There’s a casual de-evolution thing that happens when you board a small fishing vessel; you drop several levels on the civilization scale and have permission to behave like someone else. Where you jettison all the good manners you practice on a daily basis and reinvent yourself for the afternoon. The someone else you become can be gross and dirty and altogether unrefined. The new-you can mayonnaise his sandwich with the same knife that was just used to gut baitfish and was cleaned by a quick submersion in the ocean and dried off with the oil-rag. He can eat said sandwich with his grimy barefeet propped up beside the cutting board where fish parts and blood and fecal goo bake in the sun. He can stare at that carnage while he eats, without a stir of nausea or guilt, and flick random fish scales from his bread and take another bite. He can belch aloud while peeing off the side of the boat, and not say “excuse me” for either action.
It takes you back to when early men survived on Cheetohs, bologna, RC Cola and secret caches of warm bottom-shelf liquor. You can be burly and barbaric like Spencer Tracy in The Old Man and the Sea and get medieval on mute, unassuming fish. It’s beautiful and liberating and makes for a glorious day off.
Besides, what better way to test your survival skills as a possible technological doomsday approaches? [Note: Pre-Y2K] Next time you’re out on the water, play the Subsistence Fishing Game: no matter how ugly or small or previously unidentified the fish, if you hook it, you have to take it home and eat it. Moreover, if you catch NO fish, you have to eat the bait. Squid-ka-bobs and Menhaden-head Marinara will surely be a welcome change for holiday get-togethers.

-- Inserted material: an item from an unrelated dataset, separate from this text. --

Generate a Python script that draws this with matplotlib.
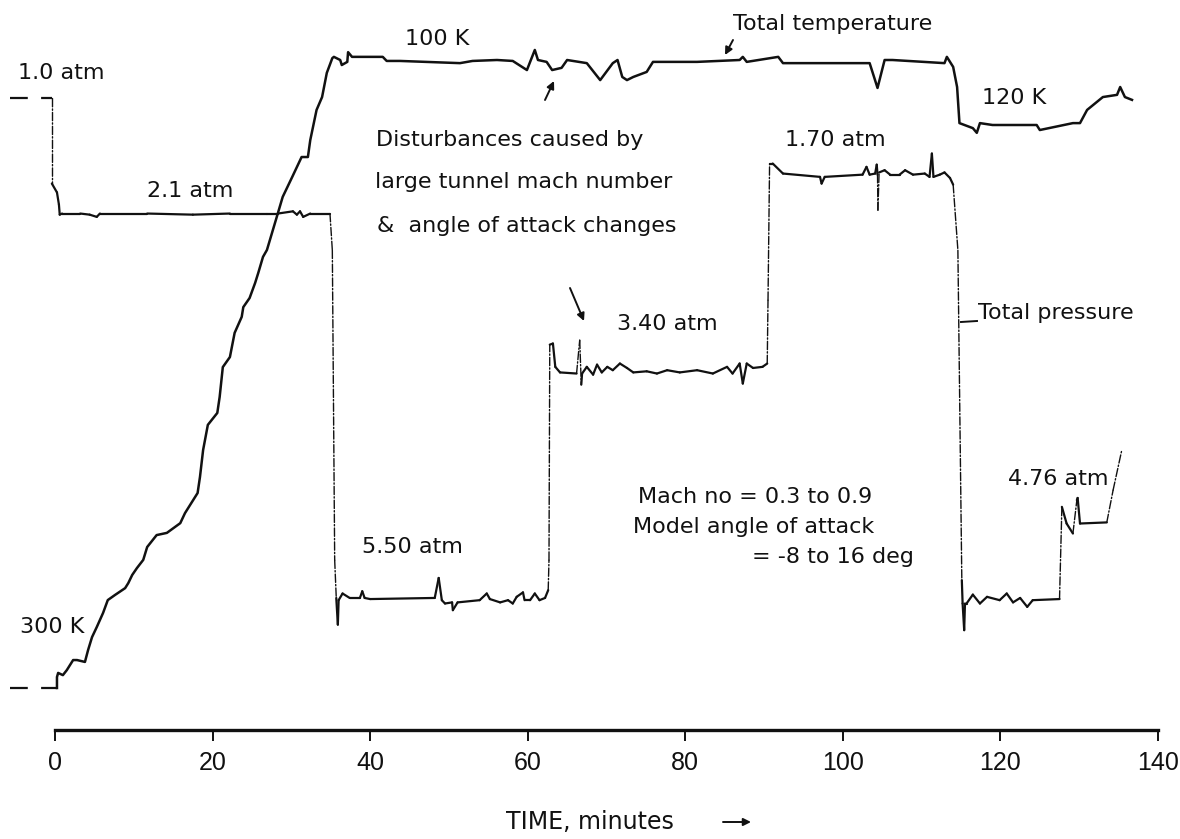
import matplotlib
matplotlib.use("Agg")
import matplotlib.pyplot as plt
from matplotlib.collections import LineCollection
import numpy as np

# ---------------- data ----------------
# Total temperature trace: time [min], temperature [K]
temp_time = [0.25, 0.25, 0.4, 1.0, 1.5, 2.3, 2.8, 3.8, 4.2, 4.7, 5.3, 6.1, 6.7, 7.6, 8.9,
             9.3, 9.8, 10.4, 11.2, 11.7, 12.9, 14.2, 15.9, 16.5, 18.1, 18.4, 18.8, 19.4,
             20.6, 20.9, 21.3, 22.2, 22.8, 23.7, 23.9, 24.7, 25.4, 25.8, 26.4, 26.9, 28.3,
             28.9, 30.1, 30.7, 31.3, 32.1, 32.4, 33.2, 33.9, 34.5, 35.2, 35.4, 36.2, 36.4,
             37.1, 37.2, 37.7, 41.6, 42.1, 43.8, 51.4, 53.0, 56.1, 58.1, 59.9, 60.9, 61.3,
             62.4, 63.1, 64.3, 65.0, 67.5, 69.2, 70.8, 71.4, 72.0, 72.6, 73.4, 75.1, 75.9,
             81.5, 86.9, 87.3, 87.8, 91.8, 92.4, 100.0, 103.4, 104.4, 105.3, 106.3, 112.9,
             113.2, 114.0, 114.5, 114.8, 116.5, 117.0, 117.4, 119.0, 124.6, 125.0, 129.2,
             130.1, 131.0, 133.0, 134.8, 135.2, 135.8, 136.7]
temp_K = [300, 296.5, 295.2, 295.9, 294.3, 291.1, 291.1, 291.7, 287.9, 283.8, 280.6, 276.1,
          272.0, 270.4, 268.2, 266.6, 264.0, 261.8, 259.2, 255.1, 251.3, 250.6, 247.5, 244.3,
          237.9, 232.8, 224.2, 216.2, 212.4, 207.3, 197.8, 194.6, 186.9, 181.8, 178.7, 175.8,
          171.0, 167.8, 162.7, 160.5, 148.7, 143.6, 137.3, 134.1, 130.9, 130.9, 125.5, 115.9,
          111.8, 104.1, 99.4, 99.0, 100.0, 101.6, 100.6, 97.5, 99.0, 99.0, 100.3, 100.3,
          101.0, 100.3, 100.0, 100.3, 103.2, 96.8, 100.0, 100.6, 103.2, 102.5, 100.0, 101.0,
          106.4, 101.0, 100.0, 105.4, 106.4, 105.4, 103.8, 100.6, 100.6, 100.0, 99.0, 100.6,
          99.0, 101.0, 101.0, 101.0, 108.9, 100.0, 100.0, 101.0, 99.0, 102.2, 108.6, 120.1,
          121.7, 123.2, 120.1, 120.7, 120.7, 122.3, 120.1, 120.1, 115.9, 111.8, 111.1, 108.6,
          111.8, 112.7]
temp_ref_K = 300
temp_ref_span = [-5.7, 0.25]

# Total pressure trace: time [min], pressure [atm]
pres_time = [-0.4, -0.4, 0.25, 0.5, 0.6, 0.9, 3.2, 4.4, 5.3, 5.7, 11.7, 17.5, 22.2, 26.9,
             28.3, 30.2, 30.7, 31.1, 31.5, 32.4, 34.9, 35.2, 35.5, 35.7, 35.9, 36.0, 36.5,
             37.4, 38.7, 39.0, 39.3, 40.0, 48.2, 48.7, 49.1, 49.5, 50.4, 50.5, 51.1, 53.9,
             54.8, 55.2, 56.5, 57.5, 58.1, 58.6, 59.4, 59.6, 60.3, 60.9, 61.5, 62.2, 62.6,
             62.7, 62.8, 63.2, 63.5, 64.1, 66.2, 66.6, 66.8, 66.9, 67.5, 68.3, 68.8, 69.4,
             70.1, 70.8, 71.7, 72.6, 73.4, 75.1, 76.4, 77.7, 79.3, 81.5, 83.5, 85.3, 86.0,
             86.9, 87.3, 87.8, 88.6, 89.8, 90.4, 90.5, 90.7, 91.1, 92.4, 97.1, 97.3, 97.7,
             102.5, 103.0, 103.4, 104.1, 104.3, 104.4, 104.45, 104.6, 105.3, 106.0, 107.2,
             107.9, 108.9, 110.4, 111.0, 111.3, 111.5, 112.3, 112.9, 113.6, 114.0, 114.6,
             115.1, 115.2, 115.4, 115.5, 115.7, 116.5, 117.4, 118.3, 119.9, 120.8, 121.6,
             122.5, 123.4, 124.1, 127.5, 127.8, 128.4, 129.2, 129.7, 129.8, 130.1, 133.5,
             134.3, 135.4]
pres_atm = [1.00, 1.77, 1.85, 1.96, 2.05, 2.04, 2.04, 2.05, 2.07, 2.04, 2.04, 2.05, 2.04,
            2.04, 2.04, 2.02, 2.05, 2.02, 2.07, 2.04, 2.04, 2.37, 5.16, 5.50, 5.74, 5.52,
            5.46, 5.50, 5.50, 5.44, 5.50, 5.51, 5.50, 5.32, 5.52, 5.55, 5.54, 5.61, 5.54,
            5.52, 5.46, 5.51, 5.54, 5.52, 5.55, 5.49, 5.45, 5.52, 5.52, 5.46, 5.52, 5.50,
            5.43, 5.16, 3.22, 3.21, 3.42, 3.47, 3.48, 3.18, 3.58, 3.48, 3.42, 3.49, 3.40,
            3.47, 3.42, 3.45, 3.39, 3.43, 3.47, 3.46, 3.48, 3.45, 3.47, 3.45, 3.48, 3.42,
            3.48, 3.39, 3.57, 3.39, 3.43, 3.42, 3.39, 2.82, 1.59, 1.59, 1.68, 1.71, 1.77,
            1.71, 1.69, 1.62, 1.69, 1.68, 1.60, 1.69, 2.01, 1.67, 1.65, 1.69, 1.69, 1.65,
            1.69, 1.68, 1.71, 1.50, 1.71, 1.69, 1.67, 1.72, 1.78, 2.37, 5.34, 5.55, 5.79,
            5.55, 5.55, 5.47, 5.55, 5.49, 5.52, 5.46, 5.54, 5.50, 5.58, 5.52, 5.51, 4.68,
            4.83, 4.92, 4.62, 4.60, 4.83, 4.82, 4.53, 4.17]
pres_ref_atm = 1.0
pres_ref_span = [-5.7, -0.4]

time_ticks = [0, 20, 40, 60, 80, 100, 120, 140]

# ---------------- layout ----------------
W, H = 1180, 839
X0, X1, YAX = 55, 1158, 730          # pixel position of the time axis
T_PX, T_ROW = 3.14, 60               # px per K, pixel row of 100 K
P_PX, P_ROW = 111.1, 98              # px per atm, pixel row of 1.0 atm

def fx(px):
    return px / W

def fy(py):
    return 1 - py / H

fig = plt.figure(figsize=(W / 100, H / 100), dpi=100)
fig.patch.set_facecolor("white")
ax = fig.add_axes([fx(X0), fy(YAX), (X1 - X0) / W, YAX / H])
ax.set_xlim(time_ticks[0], time_ticks[-1])
ax.set_ylim(100 + (YAX - T_ROW) / T_PX, 100 - T_ROW / T_PX)
axp = ax.twinx()
axp.set_ylim(1 + (YAX - P_ROW) / P_PX, 1 - P_ROW / P_PX)

for a in (ax, axp):
    for s in ("top", "left", "right", "bottom"):
        a.spines[s].set_visible(False)
    a.set_yticks([])
    a.patch.set_alpha(0)
ax.spines["bottom"].set_visible(True)
ax.spines["bottom"].set_linewidth(2.4)
ax.spines["bottom"].set_color("#111111")

ax.set_xticks(time_ticks)
ax.set_xticklabels([str(t) for t in time_ticks],
                   fontfamily=["Liberation Sans", "DejaVu Sans"], fontsize=18)
ax.tick_params(axis="x", direction="out", length=8, width=1.4, pad=7, colors="#111111")

ink = "#111111"

# temperature trace
ax.plot(temp_ref_span, [temp_ref_K, temp_ref_K], color=ink, lw=1.6,
        ls=(0, (8, 6)), clip_on=False)
ax.plot(temp_time, temp_K, color=ink, lw=1.8, solid_joinstyle="round", clip_on=False)

# pressure trace: fast vertical transitions drawn thin and broken, as the pen left them
axp.plot(pres_ref_span, [pres_ref_atm, pres_ref_atm], color=ink, lw=1.6,
         ls=(0, (8, 6)), clip_on=False)
pts = np.column_stack([pres_time, pres_atm])
segs = np.stack([pts[:-1], pts[1:]], axis=1)
fast = np.abs(np.diff(pres_atm)) > 0.25
lws = np.where(fast, 1.0, 1.6)
styles = [(0, (6, 1.5, 1, 1.5)) if f else "solid" for f in fast]
lc = LineCollection(segs, colors=ink, linewidths=lws, linestyles=styles,
                    capstyle="round", joinstyle="round", clip_on=False)
axp.add_collection(lc)

# ---------------- annotations ----------------
tk = dict(fontsize=16, color=ink, va="center", ha="left", family="DejaVu Sans")
def label(x, y, s, **kw):
    d = dict(tk)
    d.update(kw)
    fig.text(fx(x), fy(y), s, **d)

label(18, 73, "1.0 atm")
label(147, 191, "2.1 atm")
label(20, 627, "300 K")
label(405, 39, "100 K")
label(733, 24, "Total temperature")
label(376, 140, "Disturbances caused by")
label(375, 182, "large tunnel mach number")
label(377, 226, "&  angle of attack changes")
label(617, 324, "3.40 atm")
label(785, 140, "1.70 atm")
label(982, 98, "120 K")
label(978, 313, "Total pressure")
label(362, 547, "5.50 atm")
label(1008, 479, "4.76 atm")
label(638, 497, "Mach no = 0.3 to 0.9")
label(633, 527, "Model angle of attack")
label(752, 557, "= -8 to 16 deg")
label(506, 822, "TIME, minutes", fontsize=17)

arrow = dict(arrowstyle="-|>", color=ink, lw=1.4, mutation_scale=11, shrinkA=0, shrinkB=0)
def pointer(x0, y0, x1, y1, props=arrow):
    fig.add_artist(matplotlib.patches.FancyArrowPatch(
        (fx(x0), fy(y0)), (fx(x1), fy(y1)), transform=fig.transFigure, **props))

pointer(733, 40, 725, 55)          # total temperature
pointer(545, 100, 554, 81)         # disturbance (temperature)
pointer(570, 288, 584, 321)        # disturbance (pressure)
pointer(723, 822, 751, 822)        # time direction
fig.add_artist(matplotlib.lines.Line2D([fx(961), fx(977)], [fy(322), fy(321)],
                                       transform=fig.transFigure, color=ink, lw=1.4))

fig.savefig("out.png", dpi=100, facecolor="white")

So all you people who cut work or school to fish, I applaud you. You are unshaven and smelly and probably doing something illegal, but we love you. You are the heart and soul of this spit of land we call home. Most of all, you provide picturesque images as we look down at you while crossing the bridge to the drudgery of our own jobs and the domestication of our own lives. We all hope something’s biting.